Aim:
Quote the data exactly, first line to the line containing "import plotly.graph_objects as go", with no pictures.
■ ■ ■
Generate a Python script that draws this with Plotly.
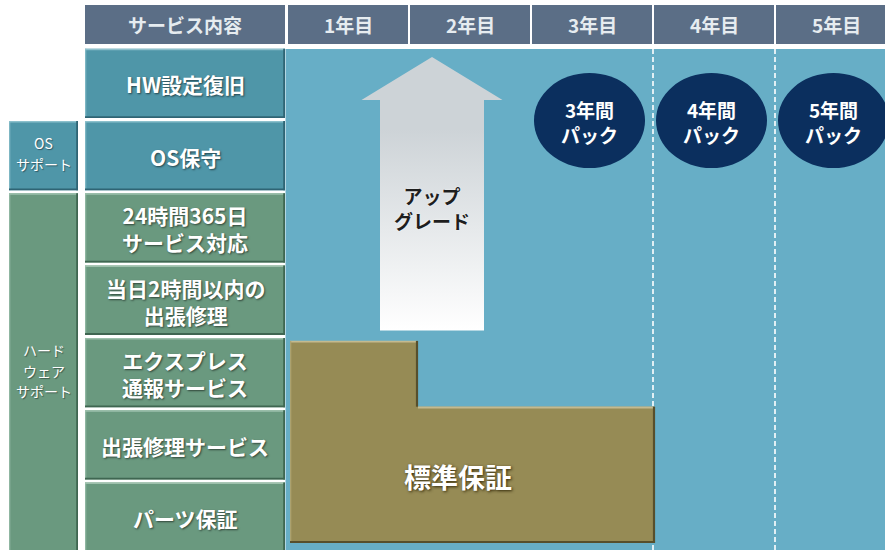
import plotly.graph_objects as go

# ---------------- data ----------------
years = ["1年目", "2年目", "3年目", "4年目", "5年目"]
header_label = "サービス内容"
services = ["HW設定復旧", "OS保守", "24時間365日<br>サービス対応", "当日2時間以内の<br>出張修理",
            "エクスプレス<br>通報サービス", "出張修理サービス", "パーツ保証"]
service_kind = ["os", "os", "hw", "hw", "hw", "hw", "hw"]
group_labels = ["OS<br>サポート", "ハード<br>ウェア<br>サポート"]
group_kind = ["os", "hw"]
group_first_row = [1, 2]
group_last_row = [1, 6]
standard_years = [0, 0, 0, 0, 1, 3, 3]
standard_label = "標準保証"
pack_years = [3, 4, 5]
pack_labels = ["3年間<br>パック", "4年間<br>パック", "5年間<br>パック"]
upgrade_label = "アップ<br>グレード"

# ---------------- style / layout ----------------
W, H = 885, 550
X0_PX, COL_PX = 287.0, 122.0       # pixel of year 0 boundary, width of one year column
Y0_PX, ROW_PX = 47.2, 72.3         # pixel of row 0 boundary, height of one row
FONT = "Noto Sans CJK JP"

C_HEADER = "#5B6E86"
C_OS = "#4F96A8"
C_HW = "#6A997F"
C_BLUE = "#67AEC6"
C_OLIVE = "#968B55"
C_NAVY = "#0B2F5E"
LIGHT = {"os": "#8CC0CC", "hw": "#9DC0AC"}
DARK = {"os": "#2F6474", "hw": "#3F6651"}
CELL = {"os": C_OS, "hw": C_HW}


def px2x(p):
    return (p - X0_PX) / COL_PX


def px2y(p):
    return (p - Y0_PX) / ROW_PX


dx = 1.0 / COL_PX   # one pixel in x units
dy = 1.0 / ROW_PX   # one pixel in y units

shapes = []
annotations = []


def rect(x0, x1, y0, y1, color):
    shapes.append(dict(type="rect", xref="x", yref="y", x0=x0, x1=x1, y0=y0, y1=y1,
                       fillcolor=color, line=dict(width=0), layer="below"))


def seg(x0, y0, x1, y1, color, width=1.5, dash=None):
    ln = dict(color=color, width=width)
    if dash:
        ln["dash"] = dash
    shapes.append(dict(type="line", xref="x", yref="y", x0=x0, x1=x1, y0=y0, y1=y1,
                       line=ln, layer="below"))


def cell(x0, x1, y0, y1, kind):
    rect(x0, x1, y0, y1, CELL[kind])
    seg(x0, y0 + 0.75 * dy, x1, y0 + 0.75 * dy, LIGHT[kind], 1.5)
    seg(x0 + 0.75 * dx, y0, x0 + 0.75 * dx, y1, LIGHT[kind], 1.0)
    seg(x1 - 0.9 * dx, y0, x1 - 0.9 * dx, y1, DARK[kind], 1.8)
    seg(x0, y1 - 0.9 * dy, x1, y1 - 0.9 * dy, DARK[kind], 1.8)


def text_lines(xc, yc, label, size, spacing_px, color="#FFFFFF", weight=700, shadow=None):
    lines = label.split("<br>")
    n = len(lines)
    for k, t in enumerate(lines):
        y = yc + (k - (n - 1) / 2) * spacing_px * dy
        f = dict(family=FONT, size=size, color=color, weight=weight)
        if shadow:
            f["shadow"] = shadow
        annotations.append(dict(x=xc, y=y, xref="x", yref="y", text=t, showarrow=False,
                                xanchor="center", yanchor="middle", font=f))


def text_block(xc, yc, label, size, color="#FFFFFF", weight=700, shadow=None):
    f = dict(family=FONT, size=size, color=color, weight=weight)
    if shadow:
        f["shadow"] = shadow
    annotations.append(dict(x=xc, y=yc, xref="x", yref="y", text=label, showarrow=False,
                            xanchor="center", yanchor="middle", align="center", font=f))


SHADOW = "1px 1px 2px rgba(0,0,0,0.55)"

n_rows = len(services)
n_years = len(years)

# columns
ITEM_X0, ITEM_X1 = px2x(85), px2x(285)
GRP_X0, GRP_X1 = px2x(9), px2x(78)
GAP = 1.5 * dy

# header
HY0, HY1 = px2y(5), px2y(44)
rect(ITEM_X0, ITEM_X1, HY0, HY1, C_HEADER)
text_block((ITEM_X0 + ITEM_X1) / 2, (HY0 + HY1) / 2, header_label, 19,
           color="#E6ECF0", weight=700)
for k, yl in enumerate(years):
    rect(k + dx, k + 1 - dx, HY0, HY1, C_HEADER)
    text_block(k + 0.5, (HY0 + HY1) / 2, yl, 19, color="#E6ECF0", weight=700)

# blue matrix background
rect(-1.5 * dx, n_years + 1, px2y(49), n_rows + 1, C_BLUE)

# dashed separators between pack columns
for p in pack_years[:-1]:
    seg(p, px2y(49), p, n_rows + 1, "#FFFFFF", 1.6, dash="5px,3px")

# service rows
for i, (lab, kind) in enumerate(zip(services, service_kind)):
    cell(ITEM_X0, ITEM_X1, i + GAP, i + 1 - GAP, kind)
    text_block((ITEM_X0 + ITEM_X1) / 2, i + 0.5 + 1 * dy, lab, 21, shadow=SHADOW)

# group column
for lab, kind, r0, r1 in zip(group_labels, group_kind, group_first_row, group_last_row):
    cell(GRP_X0, GRP_X1, r0 + GAP, r1 + 1 - GAP, kind)
    text_lines((GRP_X0 + GRP_X1) / 2, (r0 + r1 + 1) / 2 - 2 * dy, lab, 14, 20.5,
               weight=400, shadow="1px 1px 1px rgba(0,0,0,0.4)")

# standard warranty staircase
rows_std = [i for i, v in enumerate(standard_years) if v > 0]
L = 3 * dx
top = rows_std[0] + 4.5 * dy
bottom = px2y(543)
STEP_OFF = 9 * dx     # inner step sits a little right of its year boundary
EDGE_OFF = 2 * dx     # outer right edge
pts = [(L, top), (standard_years[rows_std[0]] + STEP_OFF, top)]
prev = standard_years[rows_std[0]]
prev_off = STEP_OFF
for i in rows_std[1:]:
    v = standard_years[i]
    if v != prev:
        pts.append((prev + prev_off, i - 2 * dy))
        pts.append((v + EDGE_OFF, i - 2 * dy))
        prev, prev_off = v, EDGE_OFF
pts.append((prev + prev_off, bottom))
pts.append((L, bottom))
path = "M " + " L ".join(f"{x:.5f},{y:.5f}" for x, y in pts) + " Z"
shapes.append(dict(type="path", xref="x", yref="y", path=path, fillcolor=C_OLIVE,
                   line=dict(width=0), layer="below"))
# bevel: light on horizontal tops and left, dark on verticals (right) and bottom
for a, b in zip(pts[:-2], pts[1:-1]):
    if abs(a[1] - b[1]) < 1e-9:
        seg(a[0], a[1] + 0.8 * dy, b[0] - dx, b[1] + 0.8 * dy, "#C4BA8F", 1.8)
    else:
        seg(a[0] - 1 * dx, a[1], b[0] - 1 * dx, b[1], "#574F2C", 2.2)
seg(L + 0.7 * dx, top, L + 0.7 * dx, bottom, "#AFA573", 1.2)
seg(L, bottom - 1 * dy, pts[-2][0], bottom - 1 * dy, "#574F2C", 2.2)
text_block(1.4, px2y(476), standard_label, 27, shadow="1px 1px 3px rgba(40,30,0,0.9)")

# upgrade arrow
AX = px2x(432)
tip = px2y(57)
wing_y = px2y(100)
wing_h = (px2x(502) - px2x(361)) / 2
shaft_h = (px2x(483) - px2x(379)) / 2
shaft_bot = rows_std[0] - 6 * dy
ax_pts = [(AX, tip), (AX + wing_h, wing_y), (AX + shaft_h, wing_y), (AX + shaft_h, shaft_bot),
          (AX - shaft_h, shaft_bot), (AX - shaft_h, wing_y), (AX - wing_h, wing_y), (AX, tip)]
arrow = go.Scatter(
    x=[p[0] for p in ax_pts], y=[p[1] for p in ax_pts], mode="lines", fill="toself",
    line=dict(width=0, color="rgba(0,0,0,0)"),
    fillgradient=dict(type="vertical", start=wing_y + 0.4, stop=shaft_bot,
                      colorscale=[[0, "#CDD3D7"], [1, "#FFFFFF"]]),
    hoverinfo="skip", showlegend=False)
text_block(AX, px2y(208), upgrade_label, 19, color="#1E1E1E", weight=700,
           shadow="0px 0px 2px rgba(255,255,255,0.8)")

# pack circles
RX, RY = 55.5 * dx, 47.5 * dy
CY = px2y(120.5)
for p, lab in zip(pack_years, pack_labels):
    cx = p - 0.5 - 2.5 * dx
    shapes.append(dict(type="circle", xref="x", yref="y", x0=cx - RX, x1=cx + RX,
                       y0=CY - RY, y1=CY + RY, fillcolor=C_NAVY, line=dict(width=0),
                       layer="below"))
    text_block(cx, CY + 1.5 * dy, lab, 19, weight=700)

fig = go.Figure(arrow)
fig.update_layout(
    width=W, height=H, margin=dict(l=0, r=0, t=0, b=0),
    paper_bgcolor="#FFFFFF", plot_bgcolor="#FFFFFF",
    xaxis=dict(range=[px2x(0), px2x(W)], visible=False, fixedrange=True),
    yaxis=dict(range=[px2y(H), px2y(0)], visible=False, fixedrange=True),
    shapes=shapes, annotations=annotations, showlegend=False,
)
fig.write_html("out.html", config={"displayModeBar": False},
               post_script="document.body.style.margin='0';document.body.style.overflow='hidden';")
■ ■ ■
Response below:
Generate a Python script that draws this with Plotly.
import plotly.graph_objects as go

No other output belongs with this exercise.